Scientific Reports (Nov 2023)

Comparison between vision transformers and convolutional neural networks to predict non-small lung cancer recurrence

  • Annarita Fanizzi,
  • Federico Fadda,
  • Maria Colomba Comes,
  • Samantha Bove,
  • Annamaria Catino,
  • Erika Di Benedetto,
  • Angelo Milella,
  • Michele Montrone,
  • Annalisa Nardone,
  • Clara Soranno,
  • Alessandro Rizzo,
  • Deniz Can Guven,
  • Domenico Galetta,
  • Raffaella Massafra

DOI
https://doi.org/10.1038/s41598-023-48004-9
Journal volume & issue
Vol. 13, no. 1
pp. 1 – 10

Abstract

Read online

Abstract Non-Small cell lung cancer (NSCLC) is one of the most dangerous cancers, with 85% of all new lung cancer diagnoses and a 30–55% of recurrence rate after surgery.

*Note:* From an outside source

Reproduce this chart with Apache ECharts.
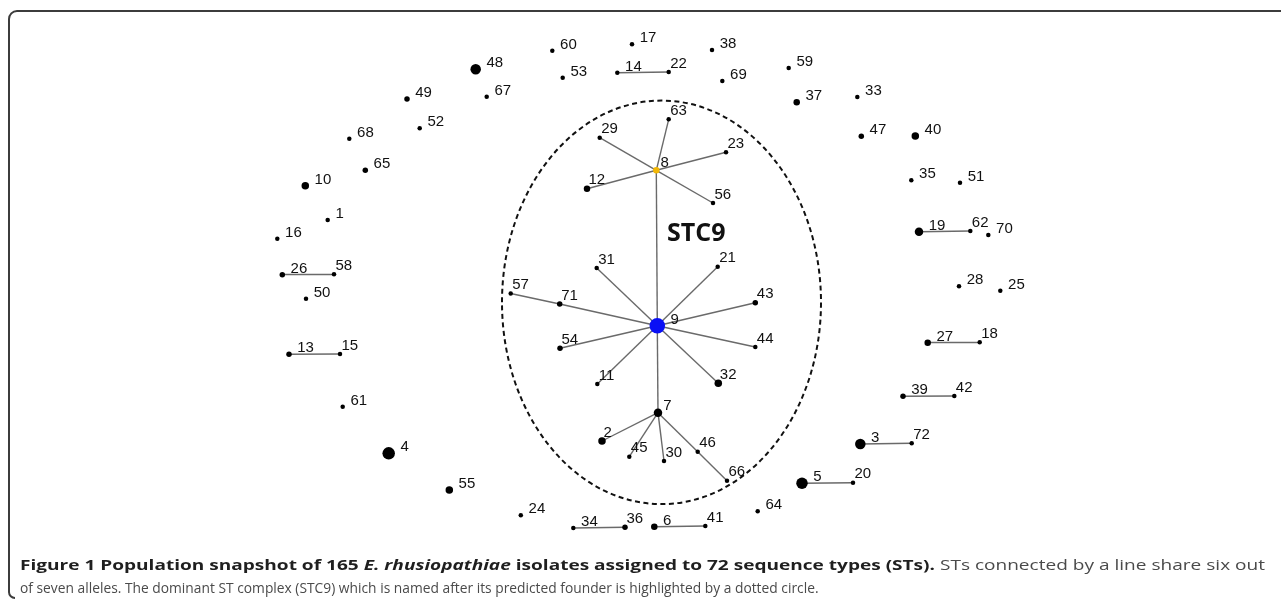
<!DOCTYPE html>
<html>
<head>
<meta charset="utf-8">
<script src="https://cdn.jsdelivr.net/npm/echarts/dist/echarts.min.js"></script>
<style>
html,body{margin:0;padding:0;background:#fff;}
#c{width:1281px;height:603px;}
</style>
</head>
<body>
<div id="c"></div>
<script>
// ---- Data ----
const stIds = ['1','2','3','4','5','6','7','8','9','10','11','12','13','14','15','16','17','18','19','20','21','22','23','24','25','26','27','28','29','30','31','32','33','34','35','36','37','38','39','40','41','42','43','44','45','46','47','48','49','50','51','52','53','54','55','56','57','58','59','60','61','62','63','64','65','66','67','68','69','70','71','72'];
const stX = [327.7,602,860.3,388.7,802,654.3,658,656.3,657.3,305.3,597.3,587,289,617.3,340,277.3,632,979.7,919,853,717.7,668.7,726,520.8,1000.3,282.3,927.7,959,599.7,664,596.7,718.3,857.3,573.3,911.3,625,796.7,712,903,915.3,705.3,954.3,755.3,755.3,629.3,697.7,861.3,475.7,407,306,960,419.7,562.7,560,449.3,713,510.7,334,788.7,552.3,342.7,970.3,668.7,757.7,365.3,727,486.7,349.3,722.3,988.3,559.7,911.7];
const stY = [220,441,444,453.3,483.3,526.7,412.7,170.3,325.7,185.7,384,188.7,354.3,72.7,354,238.7,44.3,342.3,231.7,482.8,266.7,72,152.3,515.3,290.7,274.7,342.7,286.2,137.7,461,268,383.3,97,528,180.3,527.3,102.3,50,396.3,136,526,396,302.7,347,456.7,451.7,136.3,69.3,99,298.7,182.7,128.3,77.7,348.3,490,203,293.5,274.3,68,50.7,406.7,231,119.3,511.2,170.3,480.8,96.7,138.7,81,235,304,443.3];
const isolates = [1,4,7,9,8,3,5,3,12,4,1,3,2,1,1,1,1,1,5,1,1,1,1,1,1,2,3,1,1,1,1,4,1,1,1,2,3,1,2,4,1,1,2,1,1,1,2,7,2,1,1,1,1,2,4,1,1,1,1,1,1,1,1,1,2,1,1,1,1,1,2,1];
const linkFrom = ['14','26','13','19','27','39','3','5','34','6','8','8','8','8','8','8','9','9','9','71','9','9','9','9','9','9','7','7','7','7','46'];
const linkTo   = ['22','58','15','62','18','42','72','20','36','41','63','29','23','12','56','9','31','21','71','57','43','44','54','11','32','7','2','45','30','46','66'];
const founder = '9';
const subFounder = '8';
const complexName = 'STC9';
const captionBold = 'Figure 1 Population snapshot of 165 ';
const captionItalic = 'E. rhusiopathiae';
const captionBold2 = ' isolates assigned to 72 sequence types (STs).';
const captionReg1 = ' STs connected by a line share six out';
const captionReg2 = 'of seven alleles. The dominant ST complex (STC9) which is named after its predicted founder is highlighted by a dotted circle.';

// ---- Styling helpers ----
const sizeOf = c => 3.5 + c;
const aboveLabel = new Set(['22','58','15','62','18','42','72','20','36','41','63','29','23','12','56','31','21','57','71','43','44','54','11','32','2','45','30','46','66']);
const nearLabel = new Set(['7','8']);

const nodes = stIds.map((id, i) => {
  const s = sizeOf(isolates[i]);
  let off;
  if (aboveLabel.has(id)) off = [1.5, -8.5];
  else if (nearLabel.has(id)) off = [s / 2 + 1, -7];
  else off = [s / 2 + 5.5, -6];
  return {
    name: id,
    value: [stX[i], stY[i]],
    symbolSize: s,
    itemStyle: { color: id === founder ? '#0a10f5' : (id === subFounder ? '#f2b705' : '#000000') },
    label: { offset: off }
  };
});
const links = linkFrom.map((f, i) => ({ source: f, target: linkTo[i] }));

const chart = echarts.init(document.getElementById('c'), null, { renderer: 'canvas' });
chart.setOption({
  animation: false,
  backgroundColor: '#ffffff',
  grid: { left: 0, right: 0, top: 0, bottom: 0, containLabel: false },
  xAxis: { type: 'value', min: 0, max: 1281, show: false },
  yAxis: { type: 'value', min: 0, max: 603, inverse: true, show: false },
  series: [{
    type: 'graph',
    coordinateSystem: 'cartesian2d',
    layout: 'none',
    symbol: 'circle',
    data: nodes,
    links: links,
    lineStyle: { color: '#6a6a6a', width: 1.4, opacity: 1, curveness: 0 },
    label: {
      show: true, position: 'inside', align: 'left', verticalAlign: 'middle',
      formatter: '{b}', fontSize: 15, fontFamily: 'Liberation Sans, Arial, sans-serif', color: '#111'
    },
    emphasis: { disabled: true },
    z: 3
  }]
});

// ---- Complex outline derived from the founder's connected component ----
const adj = {};
linkFrom.forEach((f, i) => {
  (adj[f] = adj[f] || []).push(linkTo[i]);
  (adj[linkTo[i]] = adj[linkTo[i]] || []).push(f);
});
const seen = new Set([founder]);
const queue = [founder];
while (queue.length) { const n = queue.shift(); (adj[n] || []).forEach(m => { if (!seen.has(m)) { seen.add(m); queue.push(m); } }); }
const idx = id => stIds.indexOf(id);
let minX = Infinity, minY = Infinity, maxY = -Infinity;
seen.forEach(id => { const i = idx(id); minX = Math.min(minX, stX[i]); minY = Math.min(minY, stY[i]); maxY = Math.max(maxY, stY[i]); });
const fx = stX[idx(founder)], fy = stY[idx(founder)];
const cPix = chart.convertToPixel({ gridIndex: 0 }, [fx + 4.2, (minY + maxY) / 2 + 2.3]);
const rxPix = chart.convertToPixel({ gridIndex: 0 }, [fx + 4.2 + (fx - minX) + 12.9, 0])[0] - cPix[0];
const ryPix = chart.convertToPixel({ gridIndex: 0 }, [0, (minY + maxY) / 2 + 2.3 + (maxY - minY) / 2 + 21])[1] - cPix[1];
const labPix = chart.convertToPixel({ gridIndex: 0 }, [fx + 39, fy - 92]);

// ---- Caption layout: first line stretched to the full text width ----
const mctx = document.createElement('canvas').getContext('2d');
const meas = (t, font) => { mctx.font = font; return mctx.measureText(t).width; };
const capLeft = 20, capRight = 1265;
const natural1 = meas(captionBold + captionBold2, 'bold 15px "Open Sans"') +
                 meas(captionItalic, 'italic bold 15px "Open Sans"') +
                 meas(captionReg1, '15px "Open Sans"');
const stretch1 = (capRight - capLeft) / natural1;

chart.setOption({
  graphic: [
    { type: 'ellipse', shape: { cx: cPix[0], cy: cPix[1], rx: rxPix, ry: ryPix }, z: 1,
      style: { fill: null, stroke: '#111', lineWidth: 2, lineDash: [5, 3.5] } },
    { type: 'text', x: labPix[0], y: labPix[1], z: 5,
      style: { text: complexName, fontSize: 25, fontWeight: 'bold', fontFamily: 'Open Sans, Liberation Sans, sans-serif', fill: '#111', align: 'center', verticalAlign: 'middle' } },
    // frame
    { type: 'line', shape: { x1: 17, y1: 11, x2: 1285, y2: 11 }, style: { stroke: '#3c3c3c', lineWidth: 2 } },
    { type: 'arc', shape: { cx: 17, cy: 19, r: 8, startAngle: Math.PI, endAngle: Math.PI * 1.5 }, style: { stroke: '#3c3c3c', lineWidth: 2, fill: null } },
    { type: 'line', shape: { x1: 9, y1: 19, x2: 9, y2: 592 }, style: { stroke: '#3c3c3c', lineWidth: 2 } },
    { type: 'arc', shape: { cx: 15, cy: 592, r: 6, startAngle: Math.PI * 0.5, endAngle: Math.PI }, style: { stroke: '#3c3c3c', lineWidth: 2, fill: null } },
    // caption
    { type: 'text', x: capLeft, y: 566, scaleX: stretch1, z: 5,
      style: {
        text: '{b|' + captionBold + '}{bi|' + captionItalic + '}{b|' + captionBold2 + '}{r|' + captionReg1 + '}',
        verticalAlign: 'middle', align: 'left',
        rich: {
          b: { fontSize: 15, fontWeight: 'bold', fontFamily: 'Open Sans', fill: '#1f1f1f' },
          bi: { fontSize: 15, fontWeight: 'bold', fontStyle: 'italic', fontFamily: 'Open Sans', fill: '#1f1f1f' },
          r: { fontSize: 15, fontFamily: 'Open Sans', fill: '#4a4a4a' }
        }
      } },
    { type: 'text', x: capLeft, y: 589, scaleX: 0.92, z: 5,
      style: { text: captionReg2, fontSize: 15, fontFamily: 'Open Sans', fill: '#4a4a4a', verticalAlign: 'middle', align: 'left' } }
  ]
});
</script>
</body>
</html>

Thus, an accurate prediction of recurrence risk in NSCLC patients during diagnosis could be essential to drive targeted therapies preventing either overtreatment or undertreatment of cancer patients. The radiomic analysis of CT images has already shown great potential in solving this task; specifically, Convolutional Neural Networks (CNNs) have already been proposed providing good performances. Recently, Vision Transformers (ViTs) have been introduced, reaching comparable and even better performances than traditional CNNs in image classification. The aim of the proposed paper was to compare the performances of different state-of-the-art deep learning algorithms to predict cancer recurrence in NSCLC patients. In this work, using a public database of 144 patients, we implemented a transfer learning approach, involving different Transformers architectures like pre-trained ViTs, pre-trained Pyramid Vision Transformers, and pre-trained Swin Transformers to predict the recurrence of NSCLC patients from CT images, comparing their performances with state-of-the-art CNNs. Although, the best performances in this study are reached via CNNs with AUC, Accuracy, Sensitivity, Specificity, and Precision equal to 0.91, 0.89, 0.85, 0.90, and 0.78, respectively, Transformer architectures reach comparable ones with AUC, Accuracy, Sensitivity, Specificity, and Precision equal to 0.90, 0.86, 0.81, 0.89, and 0.75, respectively. Based on our preliminary experimental results, it appears that Transformers architectures do not add improvements in terms of predictive performance to the addressed problem.